Products like Snowflake’s Data Cloud make it very easy to share data. Data can be easily shared over data supply chains where a single source of data is shared between a bank and its client without proliferating data.
Data Sharing is Access Sharing
Data sharing is an access control mechanism by which “datasets” are shared with “Identities”. These identities could be human identities (analysts, product teams) or non-human identities (Cloud Services, Service Accounts and APIs that programmatically access datasets). When you share data, you share access to that data.
Data sharing introduces its own set of access control, security, compliance, and governance challenges. The following are some of the aspects of access sharing that need to be considered:
- What are the roles of the data producer versus the data consumer in terms of access control?
- What is being shared? And with whom? Who should have access to what data?
- What is the granularity of access sharing? Databases or tables or columns?
- Who is responsible for access governance, including access reviews and continued business justification for data sharing?
- Is the right data being shared with the right data owners for the right reasons?
- Data access monitoring needs to be able to detect unauthorized access.
- Data access reviews and governance needs to be established.
- Data cannot leak between clients.
Illustrative Use Case – NeoBank:
NeoBank is a financial services company who provides a trading and settlement platform for its clients. As part of its core trading business, NeoBank manages all of its client data, e.g., trade and settlement data. Clients of NeoBank ask for different types of analytics and reporting on their data. Currently, these ad hoc requests for data processing are fulfilled by NeoBank through manual methods and analytics in an ad hoc method. NeoBank wants to get out of the ad hoc data processing business for specific clients as this is very manual, time-consuming and unplanned.
For example, let’s assume that NeoBank is using Snowflake and has all of its clients’ data in Snowflake instances. By having client data shared via Snowflake, NeoBank has effectively offloaded data processing back to its clients using a self-service model. This greatly reduces cost, enhances client productivity and client success. But it also introduces new data sharing, audit, compliance and governance risks.
Illustrative “Data Sharing” Use Case and Challenges
Consider a “Same REGION Data Sharing” scenario where you have multiple share-objects and those are associated with different Snowflake accounts. In the scenario below, a customer Snowflake instance (provider) has three “share objects” (ALPHA, ZEUS and DXP) that are shared with four different client Snowflake instances.
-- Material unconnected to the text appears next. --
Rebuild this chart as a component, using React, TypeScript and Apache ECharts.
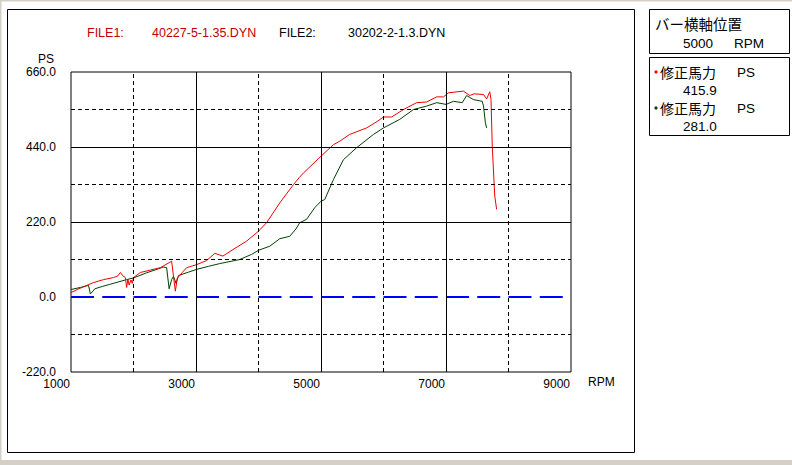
import React, { useEffect, useRef } from "react";
import * as echarts from "echarts";

// ---- data ----
const redRpm = [1000, 1100, 1200, 1355, 1520, 1680, 1750, 1790, 1830, 1870, 1890, 1910, 1930, 1960, 1980, 2000, 2110, 2250, 2430, 2610, 2640, 2670, 2700, 2730, 2780, 2850, 3010, 3170, 3300, 3350, 3430, 3590, 3810, 4000, 4130, 4340, 4560, 4650, 4720, 5000, 5200, 5300, 5460, 5730, 5900, 6000, 6130, 6320, 6530, 6690, 6850, 6960, 7040, 7280, 7380, 7450, 7600, 7650, 7700, 7720, 7740, 7780, 7810];
const redPs = [13, 22, 30, 42, 51, 57, 62, 72, 62, 57, 28, 52, 35, 50, 40, 57, 72, 78, 86, 105, 60, 17, 55, 61, 72, 86, 95, 107, 128, 125, 120, 139, 164, 193, 218, 276, 330, 350, 364, 413, 447, 457, 477, 496, 515, 528, 528, 550, 570, 572, 587, 587, 599, 604, 591, 596, 594, 581, 602, 580, 442, 296, 257];

const greenRpm = [1000, 1150, 1280, 1310, 1340, 1380, 1500, 1620, 1890, 2000, 2210, 2480, 2530, 2570, 2610, 2640, 2680, 2720, 2880, 3010, 3200, 3380, 3700, 3800, 3890, 4000, 4180, 4340, 4500, 4600, 4660, 4770, 4900, 5000, 5060, 5200, 5360, 5570, 5840, 6000, 6260, 6480, 6690, 6850, 7000, 7120, 7260, 7330, 7440, 7580, 7600, 7630, 7650];
const greenPs = [22, 28, 34, 9, 15, 24, 31, 37, 51, 56, 71, 88, 86, 24, 51, 61, 40, 63, 73, 81, 90, 98, 110, 118, 125, 137, 149, 171, 178, 200, 218, 228, 262, 281, 286, 345, 403, 438, 477, 496, 521, 550, 560, 570, 565, 574, 570, 591, 579, 574, 560, 511, 496];

const xMin = 1000, xMax = 9000, xStep = 2000;
const yMin = -220, yMax = 660, yStep = 220;
const solidX = [3000, 5000, 7000];
const dashedX = [2000, 4000, 6000, 8000];
const solidY = [220, 440];
const dashedY = [-110, 110, 330, 550];
const zeroY = 0;

const file1Label = "FILE1:";
const file1Name = "40227-5-1.35.DYN";
const file2Label = "FILE2:";
const file2Name = "30202-2-1.3.DYN";
const barTitle = "バー横軸位置";
const barRpm = "5000";
const seriesName = "修正馬力";
const unit = "PS";
const xUnit = "RPM";
const redAt = "415.9";
const greenAt = "281.0";

const FONT = "'Liberation Sans', Arial, sans-serif";
const CJK = "'Noto Sans CJK JP', sans-serif";

export default function App() {
  const ref = useRef<HTMLDivElement>(null);
  useEffect(() => {
    if (!ref.current) return;
    const chart = echarts.init(ref.current, undefined, { renderer: "svg" });
    const dash = [4, 3];
    const mlData: any[] = [
      ...solidX.map((v) => ({ xAxis: v, lineStyle: { color: "#000", width: 1, type: "solid" } })),
      ...dashedX.map((v) => ({ xAxis: v, lineStyle: { color: "#000", width: 1, type: dash } })),
      ...solidY.map((v) => ({ yAxis: v, lineStyle: { color: "#000", width: 1, type: "solid" } })),
      ...dashedY.map((v) => ({ yAxis: v, lineStyle: { color: "#000", width: 1, type: dash } })),
    ];
    const txt = (x: number, y: number, text: string, fill = "#000", size = 12, family = FONT, align = "left") => ({
      type: "text",
      x,
      y,
      style: { text, fill, font: `${size}px ${family}`, lineHeight: size, textAlign: align, textVerticalAlign: "middle" },
      silent: true,
    });
    chart.setOption({
      animation: false,
      backgroundColor: "#fff",
      grid: { left: 71, top: 72, width: 500, height: 300, show: true, borderColor: "#000", borderWidth: 1, backgroundColor: "transparent" },
      xAxis: {
        type: "value",
        min: xMin,
        max: xMax,
        interval: xStep,
        axisLine: { show: false },
        axisTick: { show: false },
        splitLine: { show: false },
        axisLabel: { color: "#000", fontFamily: FONT, fontSize: 12, lineHeight: 12, align: "right", margin: 6, padding: [0, 1, 0, 0], formatter: (v: number) => String(v) },
      },
      yAxis: {
        type: "value",
        min: yMin,
        max: yMax,
        interval: yStep,
        axisLine: { show: false },
        axisTick: { show: false },
        splitLine: { show: false },
        axisLabel: { color: "#000", fontFamily: FONT, fontSize: 12, lineHeight: 12, margin: 15, padding: [0, 0, 2, 0], formatter: (v: number) => v.toFixed(1) },
      },
      series: [
        {
          type: "line",
          data: [],
          z: 1,
          silent: true,
          markLine: { silent: true, symbol: ["none", "none"], label: { show: false }, data: mlData, animation: false },
        },
        {
          name: "zero",
          type: "line",
          z: 2,
          silent: true,
          data: [[xMin, zeroY], [xMax, zeroY]],
          showSymbol: false,
          lineStyle: { color: "#0000ff", width: 2, type: [23, 8.25] },
        },
        {
          name: "FILE2",
          type: "line",
          z: 3,
          data: greenRpm.map((r, i) => [r, greenPs[i]]),
          showSymbol: false,
          lineStyle: { color: "#004000", width: 1 },
        },
        {
          name: "FILE1",
          type: "line",
          z: 4,
          data: redRpm.map((r, i) => [r, redPs[i]]),
          showSymbol: false,
          lineStyle: { color: "#f00000", width: 1 },
        },
      ],
      graphic: [
        { type: "rect", shape: { x: 0, y: 0, width: 792, height: 1.5 }, style: { fill: "#d4d0c8" }, silent: true },
        { type: "rect", shape: { x: 0, y: 0, width: 1.5, height: 465 }, style: { fill: "#d4d0c8" }, silent: true },
        { type: "rect", shape: { x: 0, y: 460, width: 792, height: 5 }, style: { fill: "#d4d0c8" }, silent: true },
        { type: "rect", shape: { x: 7.5, y: 9.5, width: 627, height: 443 }, style: { fill: "none", stroke: "#000", lineWidth: 1 }, silent: true },
        { type: "rect", shape: { x: 649.5, y: 9.5, width: 140, height: 44 }, style: { fill: "none", stroke: "#000", lineWidth: 1 }, silent: true },
        { type: "rect", shape: { x: 649.5, y: 57.5, width: 140, height: 78 }, style: { fill: "none", stroke: "#000", lineWidth: 1 }, silent: true },
        txt(87, 33, file1Label, "#c00000", 12.5),
        txt(152, 33, file1Name, "#c00000", 12.5),
        txt(279, 33, file2Label, "#000", 12.5),
        txt(348, 33, file2Name, "#000", 12.5),
        txt(54, 59, unit, "#000", 12, FONT, "right"),
        txt(588, 382, xUnit, "#000"),
        txt(655, 23, barTitle, "#000", 14.5, CJK),
        txt(683, 43, barRpm, "#000", 13.5),
        txt(734, 43, xUnit, "#000", 13.5),
        { type: "circle", shape: { cx: 656, cy: 72, r: 1.6 }, style: { fill: "#ff0000" }, silent: true },
        txt(660, 72, seriesName, "#000", 14, CJK),
        txt(737, 72, unit, "#000", 13.5),
        txt(683, 90, redAt, "#000", 13.5),
        { type: "circle", shape: { cx: 656, cy: 108, r: 1.6 }, style: { fill: "#004000" }, silent: true },
        txt(660, 108, seriesName, "#000", 14, CJK),
        txt(737, 108, unit, "#000", 13.5),
        txt(683, 126, greenAt, "#000", 13.5),
      ],
    });
    return () => chart.dispose();
  }, []);
  return <div ref={ref} style={{ position: "absolute", left: 0, top: 0, width: 792, height: 465 }} />;
}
When the velocity and scale of data sharing increases, it becomes challenging to keep track of each and every data shared object and monitor what has been shared by them and with whom the data sharing is associated. This becomes even more difficult to manage the Share objects at a larger scale, if they are sharing database roles.
Visibility to “Access sharing” becomes a major risk for data exfiltration, unauthorized access and breakdown in data governance. The Stack Identity platform can drill down into the Snowflake instance metadata, and show which database role is the part of the DXP share object.
The Stack Identity platform can further extract the granular information of each and every resource shared by the DXP Share object, and can trace down the data columns which are part of this data sharing.
Stack Identity Value Proposition for Snowflake:
Stack Identity delivers a complete identity-first cloud data security platform for Snowflake and other cloud data providers. With Stack Identity, you can continuously identify, quantify and eliminate shadow access across Snowflake and the AWS ecosystem. In under 60 minutes, the Stack Identity data security platform reveals unauthorized, invisible and unwanted cloud data access patterns that are impossible to detect without multiple tools and months of manual effort.
With continuous monitoring, policy-driven automated rightsizing, and always-on governance, Stack Identity empowers secure and safe data sharing across B2B data supply chains.
Conclusion
Data sharing has unleashed a new set of challenges in securing your data supply chains. There are enormous benefits to data sharing that reduces data proliferation and duplication but it creates significant new challenges to secure and govern access to data. Data sharing is an important part of many businesses, but has its own set of challenges with access control, security, compliance, and governance that still need to be carefully managed. Stack Identity offers a comprehensive solution for Snowflake that enables secure and safe data sharing across B2B data supply chains.